Below are some entries. Transcribe the lines from the one holding "Rebuild this chart" to the one holding "const BAR_BLUE = '#4F81BD';", inclusive, but not the pictures among them.

● **Records shown**
[start]

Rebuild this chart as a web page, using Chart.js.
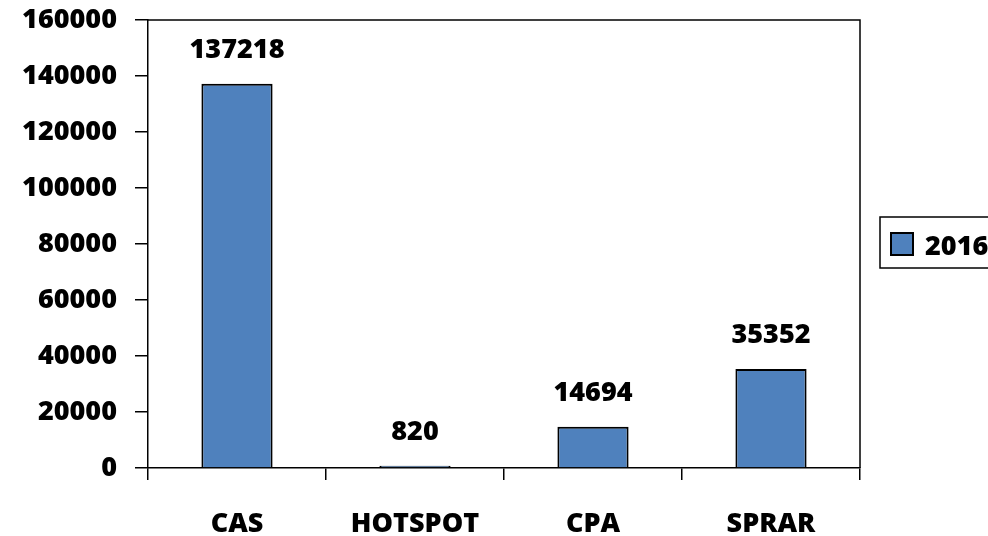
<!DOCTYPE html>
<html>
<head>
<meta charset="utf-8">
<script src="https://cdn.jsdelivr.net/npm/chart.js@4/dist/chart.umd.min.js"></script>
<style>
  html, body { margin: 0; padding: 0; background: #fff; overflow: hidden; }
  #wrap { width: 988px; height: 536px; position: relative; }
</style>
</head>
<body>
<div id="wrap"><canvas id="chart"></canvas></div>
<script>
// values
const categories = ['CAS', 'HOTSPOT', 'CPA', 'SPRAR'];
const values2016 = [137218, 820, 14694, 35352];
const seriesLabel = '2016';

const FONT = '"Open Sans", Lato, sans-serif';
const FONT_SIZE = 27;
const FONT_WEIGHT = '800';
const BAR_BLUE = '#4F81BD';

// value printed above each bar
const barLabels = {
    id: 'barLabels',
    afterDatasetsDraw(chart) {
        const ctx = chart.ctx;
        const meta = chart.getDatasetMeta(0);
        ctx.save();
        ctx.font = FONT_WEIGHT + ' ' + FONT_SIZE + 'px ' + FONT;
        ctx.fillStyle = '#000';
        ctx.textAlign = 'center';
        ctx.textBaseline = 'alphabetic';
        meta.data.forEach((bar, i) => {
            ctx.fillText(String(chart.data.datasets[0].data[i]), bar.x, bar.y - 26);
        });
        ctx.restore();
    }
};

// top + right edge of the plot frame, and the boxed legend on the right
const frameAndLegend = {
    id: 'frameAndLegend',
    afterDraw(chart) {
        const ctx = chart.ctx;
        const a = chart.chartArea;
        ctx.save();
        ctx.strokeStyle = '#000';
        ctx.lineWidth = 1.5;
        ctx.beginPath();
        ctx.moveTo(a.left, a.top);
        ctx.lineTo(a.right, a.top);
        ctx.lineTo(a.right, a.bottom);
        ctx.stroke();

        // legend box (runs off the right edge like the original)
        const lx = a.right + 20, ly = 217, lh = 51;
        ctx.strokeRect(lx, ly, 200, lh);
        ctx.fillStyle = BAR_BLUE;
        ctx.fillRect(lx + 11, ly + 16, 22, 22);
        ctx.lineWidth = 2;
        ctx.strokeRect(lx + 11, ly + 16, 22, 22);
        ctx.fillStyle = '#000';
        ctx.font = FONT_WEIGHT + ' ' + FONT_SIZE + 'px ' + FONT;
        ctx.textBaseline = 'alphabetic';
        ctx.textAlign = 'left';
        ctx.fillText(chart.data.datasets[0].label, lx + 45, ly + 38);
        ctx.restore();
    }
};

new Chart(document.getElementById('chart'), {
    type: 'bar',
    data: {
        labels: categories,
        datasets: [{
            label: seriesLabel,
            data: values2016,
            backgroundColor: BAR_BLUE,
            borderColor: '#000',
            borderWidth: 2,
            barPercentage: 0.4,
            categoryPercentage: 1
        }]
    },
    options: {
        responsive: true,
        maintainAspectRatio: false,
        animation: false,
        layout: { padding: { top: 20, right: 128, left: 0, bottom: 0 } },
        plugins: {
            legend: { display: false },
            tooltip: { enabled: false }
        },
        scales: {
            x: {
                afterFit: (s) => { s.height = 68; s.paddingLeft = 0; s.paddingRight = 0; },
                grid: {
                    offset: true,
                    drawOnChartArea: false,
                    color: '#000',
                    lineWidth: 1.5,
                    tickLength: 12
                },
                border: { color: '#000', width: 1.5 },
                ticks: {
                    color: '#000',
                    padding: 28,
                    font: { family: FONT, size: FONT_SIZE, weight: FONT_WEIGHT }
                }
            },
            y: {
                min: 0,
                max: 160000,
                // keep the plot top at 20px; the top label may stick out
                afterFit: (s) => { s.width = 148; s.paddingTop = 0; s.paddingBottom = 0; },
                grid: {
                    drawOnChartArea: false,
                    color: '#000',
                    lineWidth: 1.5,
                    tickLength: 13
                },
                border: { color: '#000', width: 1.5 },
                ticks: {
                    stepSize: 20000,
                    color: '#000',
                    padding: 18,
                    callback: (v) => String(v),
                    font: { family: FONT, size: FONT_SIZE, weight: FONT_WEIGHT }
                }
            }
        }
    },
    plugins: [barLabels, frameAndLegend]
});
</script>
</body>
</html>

[end]
[start]

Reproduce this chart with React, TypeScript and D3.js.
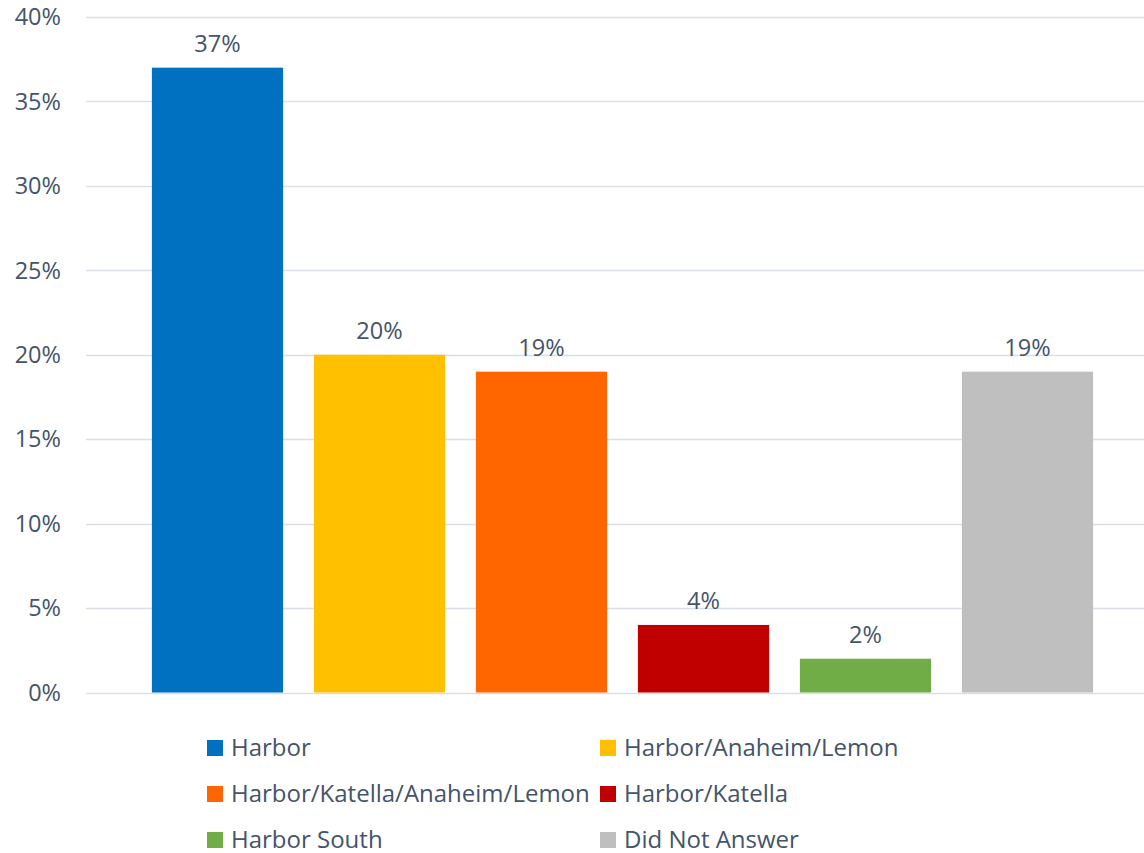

[end]

● **Complete output**
Rebuild this chart as a web page, using Chart.js.
<!DOCTYPE html>
<html>
<head>
<meta charset="utf-8">
<script src="https://cdn.jsdelivr.net/npm/chart.js@4/dist/chart.umd.min.js"></script>
<style>
  html, body { margin: 0; padding: 0; background: #fff; overflow: hidden; }
  #wrap { width: 988px; height: 536px; position: relative; }
</style>
</head>
<body>
<div id="wrap"><canvas id="chart"></canvas></div>
<script>
// values
const categories = ['CAS', 'HOTSPOT', 'CPA', 'SPRAR'];
const values2016 = [137218, 820, 14694, 35352];
const seriesLabel = '2016';

const FONT = '"Open Sans", Lato, sans-serif';
const FONT_SIZE = 27;
const FONT_WEIGHT = '800';
const BAR_BLUE = '#4F81BD';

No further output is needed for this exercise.